I turned back to my brother and asked, “Why were you nodding your head if I wasn’t making sense?”

He replied, “You were making sense. Everything you said made sense as you said it. But now that you’re finished, I don’t know how to play the game.”

By now my brothers were between giggling and guffawing at my consternation. My younger brother gently suggested, “Maybe if we just start playing the game we can learn as we go?” And it dawned on me that this had been quite close to a typical physics lecture indeed.

We all know that we can learn by doing. Many of us realize that we learn best by teaching. The act of gathering together the loose ends and tying them up into our own explanation, what I’ve learned to call “constructing my own knowledge” thanks to education research, is the surest way to adjust our existing framework. Constructing our own knowledge isn’t about getting us through the next test, but is about fundamentally adjusting how we view the world.

A set of well-tested interventions that can improve learning in traditional lecture courses are collectively known as “active learning.” These activities seem most effective when carried out in small groups. To make the group work less awkward, instead of sitting in rows in a lecture hall and staring at me, my students in introductory physics sit around tables and stare at each other. It can still be awkward. Reminders that this is not just about having fun or being educationally trendy, but is instead about using our time effectively, are a necessary part of my routine.

When I handed out sheets of aluminum foil a few weeks ago in the middle of class I felt as if I were balancing on a high wire. Any hint that I am wasting their time sends students reaching for laptops to check email. The slightest sense that I am treating them more like my six-year-old than as budding scholars sends them to Facebook or to an assignment for another course.

I gave instructions for the students to wrap one of their phones in aluminum foil and to call it. The wrapped phones didn’t ring. Their mission was to come up with an explanation.

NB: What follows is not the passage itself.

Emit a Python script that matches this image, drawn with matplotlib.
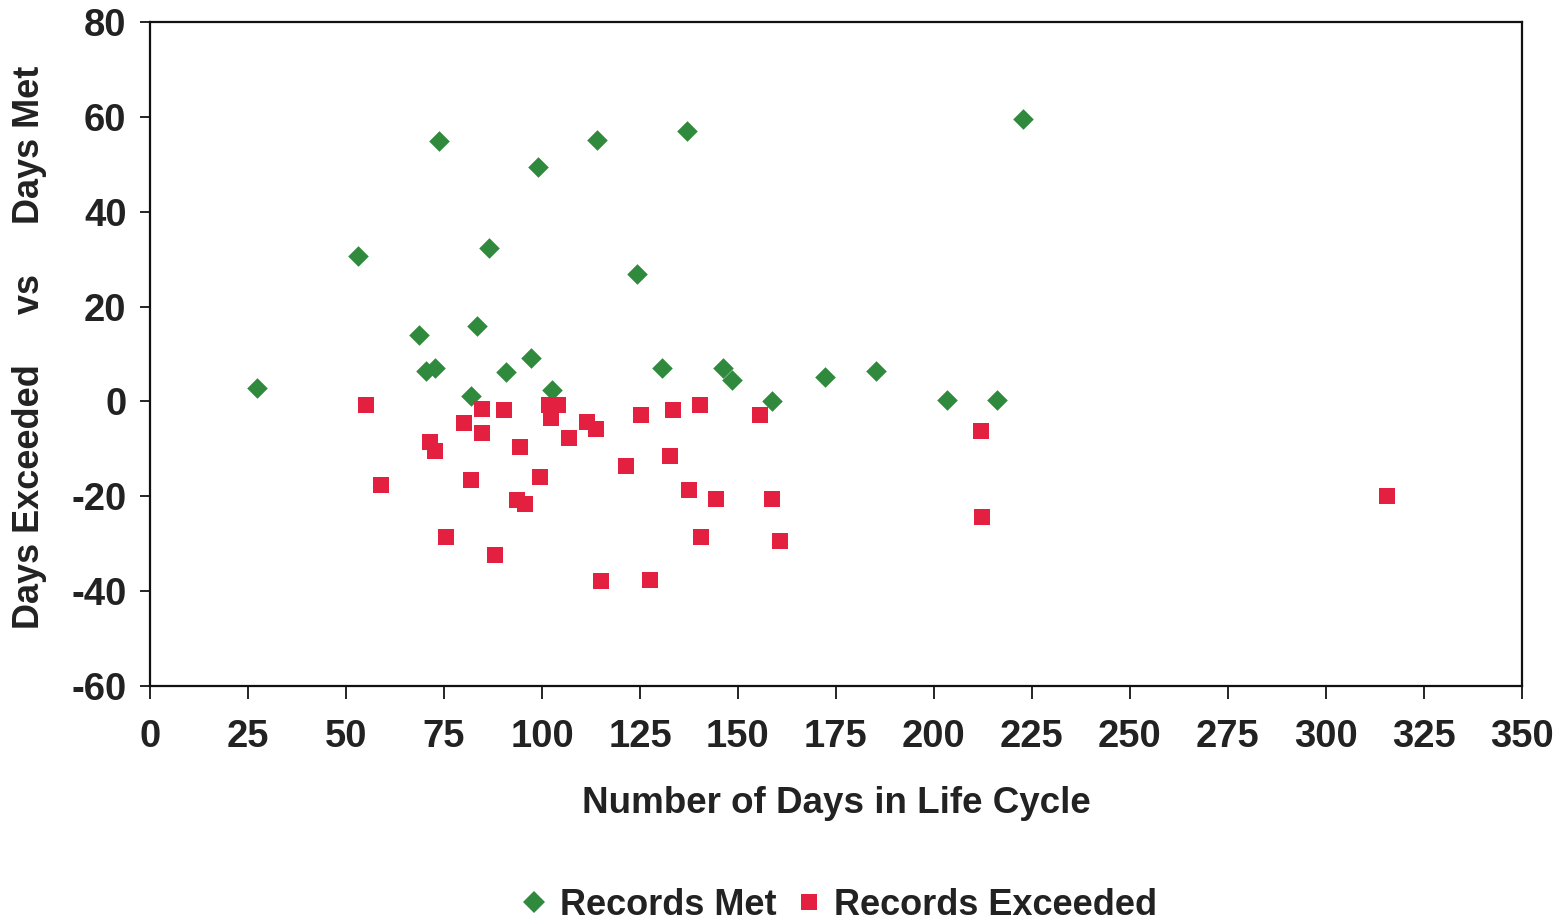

I had told them weeks before that there are no electric fields inside conductors and tried to motivate why. I’d also derived the behavior of electromagnetic radiation from fundamental equations, revealing it to be electric and magnetic fields traveling at the speed of light. The signal to their phones (electromagnetic radiation) did not pass into the enclosure of aluminum foil (a conductor.) Their mini-experiments, surprise, five minutes of discussion, and a two-minute classroom-wide conversation resulted in learning that the theory alone didn’t deliver.

There is a place for lectures in education. They can introduce, motivate and contextualize material.

However, we often want classroom time to go beyond equipping students to learn and into actual learning. My failed attempt to teach the card game is serving as a parable.

It warns me away from the false security of a lecture that feels good and might be admired by my colleagues but accomplishes little with the students.

If we want them to learn we need to cede time to them to struggle with loose ends. We need to let them play the game.